Advanced Transportation Management System (ATMS) technology makes Metro the operator of one of the "smartest" and most "feature packed" bus fleets in the world.
Known in the transit industry as Smart Bus technology, ATMS is a high-tech system composed of a variety of hardware and software communication and fleet management tools.
While a major component of ATMS is its new radio communications component, ATMS also boasts new dispatch, vehicle location, passenger counting and Americans with Disabilities Act-compliant annunciator systems, as well as improved video camera capability.
The ATMS connects every bus in the Metro fleet to an array of radio antenna sites throughout the Metro service area and, in turn, is inter-connected through a Vehicle Area Network (VAN) that links all the various ATMS components together.
This works much the same way that a computer network operates in a business office to link desktop computer networks with common printers, scanners, fax machines and other shared equipment.
Video Surveillance System (VSS) is also part of the Phase II implementation. The VSS utilizes video camera technology on Metro buses to enhance the safety and well-being of both passengers and Metro employees.
The new Transit Radio System (TRS) uses three types of radios: data, which is used to transmit real-time fleet management and text-based radio messages; voice, used for all spoken communications; and Wide Area Network (WAN), which is utilized to transfer data files and system updates.

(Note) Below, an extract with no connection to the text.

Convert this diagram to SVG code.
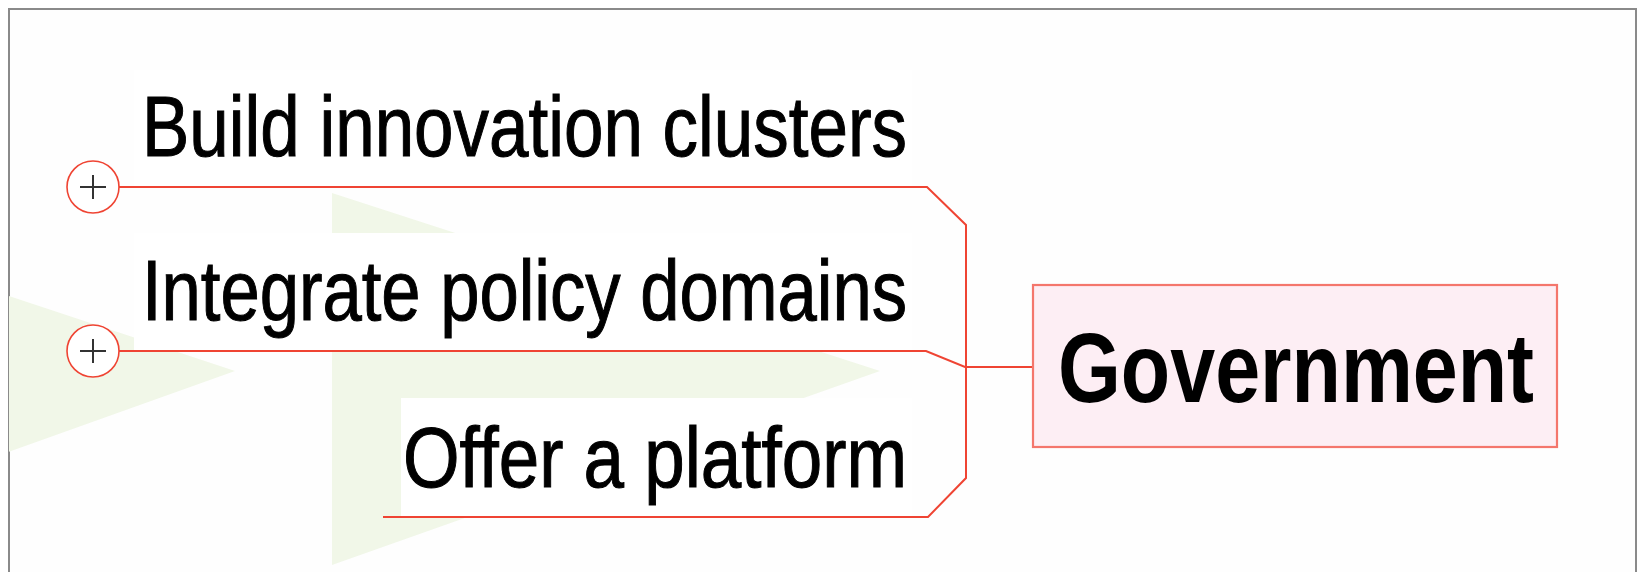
<svg xmlns="http://www.w3.org/2000/svg" width="1639" height="572" viewBox="0 0 1639 572">
  <style>
    .topic { font-family: "Liberation Sans", Arial, sans-serif; font-size: 71px; fill: #000; stroke: #000; stroke-width: 0.9; }
    .central { font-family: "Liberation Sans", Arial, sans-serif; font-size: 81px; font-weight: bold; fill: #000; }
    .conn { fill: none; stroke: #ef4433; stroke-width: 2; }
    .bg-rect { fill: #ffffff; }
    .toggle circle { fill: #ffffff; stroke: #ef4433; stroke-width: 1.6; }
    .toggle path { stroke: #333333; stroke-width: 2; fill: none; }
    .deco { fill: #f1f7e8; }
  </style>
  <defs>
    <clipPath id="frame">
      <rect x="9" y="9" width="1627" height="600"/>
    </clipPath>
  </defs>
  <rect x="0" y="0" width="1639" height="572" fill="#ffffff"/>
  <rect x="9" y="9" width="1627" height="600" fill="#fefefe" stroke="#8a8a8a" stroke-width="2"/>
  <g id="decoration" clip-path="url(#frame)">
    <polygon class="deco" points="0,293 235,371 0,455"/>
    <polygon class="deco" points="332,193 880,371 332,565"/>
  </g>
  <g id="connectors">
    <path class="conn" d="M119,187 H927 L966,225 V478 L928,517 H383"/>
    <path class="conn" d="M119,351 H926 L965,367 H1033"/>
  </g>
  <g id="node-build">
    <rect class="bg-rect" x="134" y="70" width="778" height="116"/>
    <text class="topic" transform="translate(142,156) scale(1,1.2)" x="0" y="0" textLength="765" lengthAdjust="spacingAndGlyphs">Build innovation clusters</text>
    <path class="conn" d="M119,187 H927"/>
  </g>
  <g id="node-integrate">
    <rect class="bg-rect" x="134" y="233" width="778" height="117"/>
    <text class="topic" transform="translate(142,320) scale(1,1.2)" x="0" y="0" textLength="765" lengthAdjust="spacingAndGlyphs">Integrate policy domains</text>
    <path class="conn" d="M119,351 H926"/>
  </g>
  <g id="node-offer">
    <rect class="bg-rect" x="401" y="398" width="511" height="118"/>
    <text class="topic" transform="translate(403,487) scale(1,1.2)" x="0" y="0" textLength="504" lengthAdjust="spacingAndGlyphs">Offer a platform</text>
    <path class="conn" d="M383,517 H928"/>
  </g>
  <g id="toggle-build" class="toggle">
    <circle cx="93" cy="187" r="26"/>
    <path d="M80,187 H106 M93,175 V199"/>
  </g>
  <g id="toggle-integrate" class="toggle">
    <circle cx="93" cy="351" r="26"/>
    <path d="M80,351 H106 M93,339 V363"/>
  </g>
  <g id="node-government">
    <rect x="1033" y="285" width="524" height="162" fill="#fdeef4" stroke="#f4766c" stroke-width="2.2"/>
    <text class="central" transform="translate(1058,402) scale(1,1.22)" x="0" y="0" textLength="476" lengthAdjust="spacingAndGlyphs">Government</text>
  </g>
</svg>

Computer Assisted Dispatch (CAD) is the array of highly advanced hardware and transit-specific software that make the TRS a powerful multi-featured communication and management tool.
Metro's Automatic Vehicle Location (AVL) system uses the latest in Global Positioning Satellite (GPS) technology to track the routing and immediate location of every ATMS-equipped bus in its fleet.
Automatic Passenger Counting (APC) is used to quantitatively monitor passenger use of Metro's bus network and provide the agency with a critical component of the information needed to enhance and improve its bus services.
Sensors mounted in bus doorways count passengers boarding and exiting at the same time the corresponding information on bus stop location and time is acquired from the AVL system.
At the end of every day, the WAN is used to transfer the accumulated data from each bus to Metro’s central computer system for processing and reporting.
Automatic Voice Annuciation (AVA), part of Phase II and soon to be implemented, is designed to provide "Next Bus Stop" announcements for all Metro Bus passengers.
This capability is fully ADA-compliant and utilizes both audio (public address system) and visual (electronic message sign) technologies to communicate information to Metro bus riders.
The AVA system uses information from the AVL system and the AVA database to determine the appropriate wording and timing of both audio and visual announcemnets.